The cast of Neighbors is stringently limited, as perhaps befits a comedy of bad manners. The cast consists of Earl Keese, his wife Enid, his daughter Elaine, Harry, Ramona, Baby, their wolfhound, and the seemingly interchangeable Greavys, who are in reality father and son. To be sure, a few friends of Keese and Enid are mentioned and Keese does talk to some of them on the telephone, but they are essentially bit-players.
Since the novel describes the stresses and heightened intensity of the last day of Keese's life, all the characters are seen through his highly emotional and paranoid point of view. Keese is in fact a man about to have a heart attack, mainly because his mind and body are stressed to the breaking point. (However, Keese acknowledges to himself that he had felt that his life was essentially over as he had accepted an existence of inertia when he had reached the age of forty-five a few years before.) As a result, Keese's view of Harry and Ramona's actions is charged with suspicion about their actions and skepticism about their explanations.

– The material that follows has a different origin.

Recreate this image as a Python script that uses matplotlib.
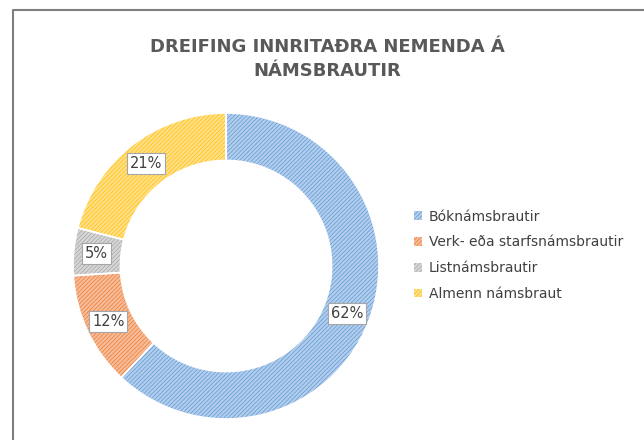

In essence, Keese seems to be projecting on the rude Harry and Ramona the stored up resentments of a lifetime of anger over a society that treats individual sensitivities with contempt. Thus the events of the novel frequently seem hallucinatory to the thoughtful reader, although he or she may conclude that there are rational explanations for the actions of Harry, Ramona, and the Greavys, rather than the ones generated by Keese's sense of persecution.
Restricting the narrative point of view to Keese's consciousness allows Berger to present sharply delineated characters who attain the hard outlines of satirical caricatures. At times, Harry, Ramona, and the Greavys seem less credible as realistically drawn characters than Keese's vision of them: For him, they are malignant demons sent from some mysterious realm to bedevil him.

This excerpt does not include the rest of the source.